REPUBLIKA.CO.ID, BANGKOK -- Perdana Menteri Thailand Prayuth Chan-ocha pada Jumat (16/10) mengatakan ia tidak akan meletakkan jabatannya meskipun dituntut mundur oleh puluhan ribu pengunjuk rasa yang melanggar larangan demonstrasi dari pemerintah.
PM Prayuth juga memperingatkan massa aksi untuk tidak mempertahankan tuntutan mereka itu. Pemerintah Thailand melarang perkumpulan yang dihadiri lebih dari lima orang sejak Kamis (15/10), setelah ribuan massa turun ke jalan selama hampir tiga bulan berturut-turut untuk mendesak PM Prayuth mundur dan meminta amandemen pada konstitusi guna mengurangi kekuasaan Raja MahaVajiralongkorn.
Para pengunjuk rasa menentang larangan itu dan hadir dalam aksi demonstrasi terbesar di Bangkok pada Kamis sore.
"Saya tidak akan mundur," kata Prayuth setelah menghadiri pertemuan kabinet darurat.
"Pemerintah harus menerapkan status darurat. Kami harus menempuh jalan itu karena situasinya mulai berujung ke aksi kekerasan ... Status darurat itu akan berlaku selama 30 hari, atau kurang jika situasinya mulai reda," kata Prayuth.
Ia memperingatkan warga Thailand untuk tidak melanggar aturan kedaruratan. "Tunggu dan lihat ... jika kalian melakukan pelanggaran, kami akan menempuh jalur hukum," ujar Prayuth. Pengunjuk rasa mendesak Prayuth mundur dari posisinya sebagai perdana menteri.
Prayuth berhasil menduduki puncak kekuasaan lewat kudeta pada 2014 dan kembali mempertahankan posisinya setelah menang pemilihan umum tahun lalu. Namun, menurut para pengunjuk rasa, ia mencurangi hasil pemilu agar dapat terus berkuasa. Tuduhan itu dibantah oleh Prayuth.
Sejauh ini, aksi protes di Thailand berlangsung damai. Namun, laporan pemerintah menunjukkan satu insiden terjadi saat iring-iringan Ratu Suthida disambut oleh cemooh dan ejekan dari para pengunjuk rasa. Tidak hanya itu, pihak pemerintah mengatakan aksi protes di Thailand telah mengganggu stabilitas ekonomi dan keamanan nasional.

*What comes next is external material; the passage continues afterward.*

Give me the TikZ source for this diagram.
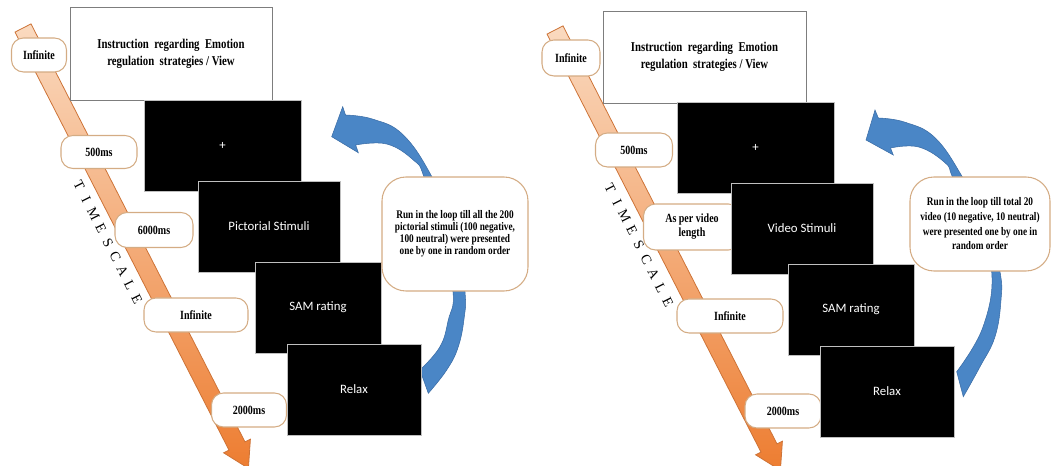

Dua aspek itu dijadikan dasar oleh pemerintah untuk mengeluarkan langkah-langkah darurat. Kepolisian pada Jumat mengatakan dua pria ditangkap karena mereka dicurigai berniat mencelakakan ratu. Jika tuduhan itu terbukti, ancaman hukuman maksimalnya adalah vonis mati.
Pengunjuk rasa mengecam pemberlakuan status darurat dan penangkapan pada lebih dari 40 pedemo minggu lalu. Massa pun berencana menggelar aksi lainnya pada pukul 17:00 waktu setempat, Jumat, di Bangkok. Sejumlah partai oposisi di parlemen juga menentang pemberlakuan status darurat.
"Partai Pheu Thai mendesak Jenderal Prayuth Chan-ocha dan pejabat lainnya untuk mencabut status darurat serta berhenti mengintimidasi rakyat Thailand serta segera membebaskan mereka yang ditangkap," kata pihak partai, yang memiliki suara mayoritas di parlemen.